Arkansas Attorney General Leslie Rutledge disagreed with today’s decision from the U.S. Ninth Circuit Court of Appeals, which essentially denies residents of San Diego County, California, the right of possession of a concealed handgun for self-defense outside the home.
“The idea that a State can completely ban or unfairly restrict the right of a law-abiding citizen to carry a concealed weapon ignores the written text and history of the Second Amendment and is unconstitutional,” said Attorney General Rutledge. “I believe states can create concealed carry permitting laws consistent with the Constitution, but such laws must be fair, even-handed and not unduly restrictive of the ability of citizens to actually obtain conceal and carry permits. San Diego County’s concealed carry permitting scheme amounts to a total or nearly total ban on concealed carry, which is why I joined an amicus brief in support of the gun owners in this case.”
Nevada Attorney General Adam Laxalt:
“I am disappointed that the U.S. Ninth Circuit Court of Appeals today, in a deeply fractured opinion, refused to acknowledge what should be clear from the United States Supreme Court’s cases: that individuals have a Second Amendment right to carry a firearm outside their homes. The dissenting judges in the Peruta case got it right when they said: ‘The Second Amendment is not a “second class” constitutional guarantee.’”

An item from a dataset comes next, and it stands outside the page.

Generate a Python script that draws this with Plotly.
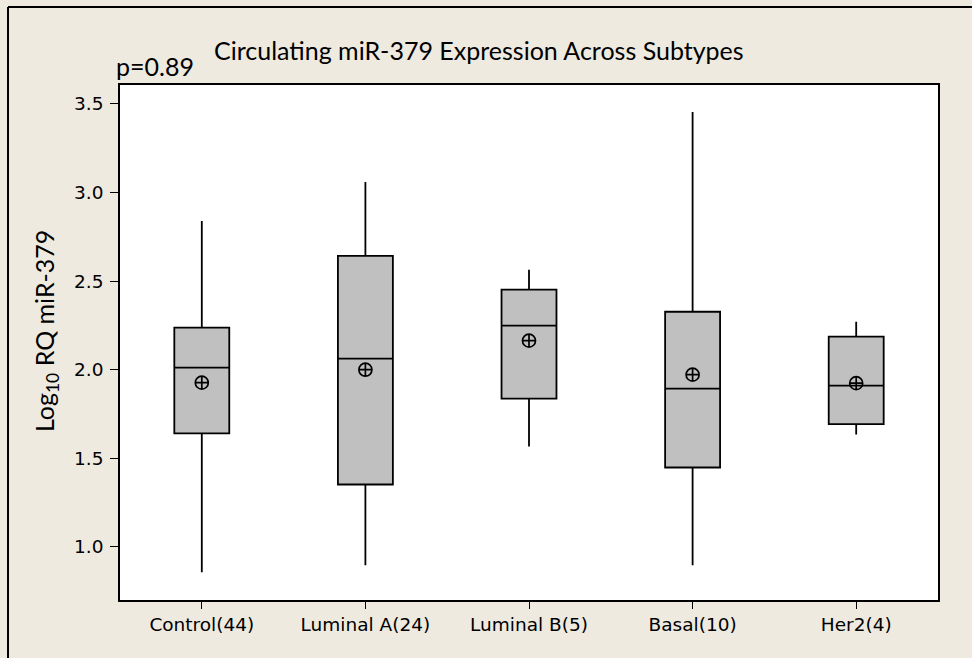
import plotly.graph_objects as go

# Group labels (sample size in brackets)
categories = ["Control(44)", "Luminal A(24)", "Luminal B(5)", "Basal(10)", "Her2(4)"]

# Box statistics of log10 RQ miR-379 per group
lower_whisker = [0.856, 0.896, 1.567, 0.896, 1.634]
q1_values = [1.640, 1.352, 1.837, 1.448, 1.693]
median_values = [2.012, 2.063, 2.249, 1.893, 1.910]
q3_values = [2.237, 2.643, 2.452, 2.327, 2.187]
upper_whisker = [2.840, 3.060, 2.564, 3.455, 2.271]
mean_values = [1.927, 2.000, 2.164, 1.972, 1.924]

y_ticks = [1.0, 1.5, 2.0, 2.5, 3.0, 3.5]

BG = "#EEEAE0"
TICK_FONT = dict(family="DejaVu Sans", size=18.5, color="#000000")
LABEL_FONT = "Lato"

fig = go.Figure()

fig.add_trace(go.Box(
    x=categories,
    q1=q1_values,
    median=median_values,
    q3=q3_values,
    lowerfence=lower_whisker,
    upperfence=upper_whisker,
    width=0.336,
    whiskerwidth=0,
    fillcolor="#C0C0C0",
    line=dict(color="#000000", width=1.8),
    boxpoints=False,
    hoverinfo="skip",
    showlegend=False,
))

fig.add_trace(go.Scatter(
    x=categories,
    y=mean_values,
    mode="markers",
    marker=dict(symbol="circle-cross-open", size=13,
                color="#000000", line=dict(color="#000000", width=1.7)),
    showlegend=False,
    hoverinfo="skip",
))

fig.update_layout(
    width=972,
    height=658,
    margin=dict(l=120, r=34, t=85, b=58),
    paper_bgcolor=BG,
    plot_bgcolor="#FFFFFF",
    showlegend=False,
    xaxis=dict(
        type="category",
        range=[-0.5, 4.5],
        showline=True, mirror=True, linecolor="#000000", linewidth=1.6,
        ticks="outside", ticklen=7, tickwidth=1.4, tickcolor="#000000",
        showgrid=False, zeroline=False,
        tickfont=TICK_FONT,
    ),
    yaxis=dict(
        range=[0.70, 3.607],
        tickvals=y_ticks,
        ticktext=[f"{v:.1f}" for v in y_ticks],
        showline=True, mirror=True, linecolor="#000000", linewidth=1.6,
        ticks="outside", ticklen=8, tickwidth=1.4, tickcolor="#000000",
        ticklabelstandoff=3,
        showgrid=False, zeroline=False,
        tickfont=TICK_FONT,
    ),
    shapes=[
        # outer frame of the figure (left and top edges visible)
        dict(type="line", xref="paper", yref="paper",
             x0=-0.1369, x1=-0.1369, y0=-0.3, y1=1.1515,
             line=dict(color="#000000", width=2)),
        dict(type="line", xref="paper", yref="paper",
             x0=-0.1369, x1=1.2, y0=1.1515, y1=1.1515,
             line=dict(color="#000000", width=2)),
    ],
    annotations=[
        dict(text="Circulating miR-379 Expression Across Subtypes",
             xref="paper", yref="paper", x=0.4389, y=1.068,
             xanchor="center", yanchor="middle", showarrow=False,
             font=dict(family=LABEL_FONT, size=25, color="#000000")),
        dict(text="p=0.89",
             xref="paper", yref="paper", x=0.0428, y=1.037,
             xanchor="center", yanchor="middle", showarrow=False,
             font=dict(family=LABEL_FONT, size=25, color="#000000")),
        dict(text="Log<sub>10</sub> RQ miR-379",
             xref="paper", yref="paper", x=-0.0905, y=0.524,
             xanchor="center", yanchor="middle", textangle=-90, showarrow=False,
             font=dict(family=LABEL_FONT, size=25, color="#000000")),
    ],
)

fig.write_html("out.html")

“The U.S. Ninth Circuit Court of Appeals held today that residents have no Second Amendment right to carry a firearm outside their home for self-defense,” Alabama AG Luther Strange stated in a press release.
“In effect the appeals court ruled that San Diego County can outlaw guns outside the home by declining to issue anyone a permit. This court’s decision is a direct challenge to the Second Amendment and is unconstitutional,” Strange stated.
The court ruled in a 7-4 opinion in the case.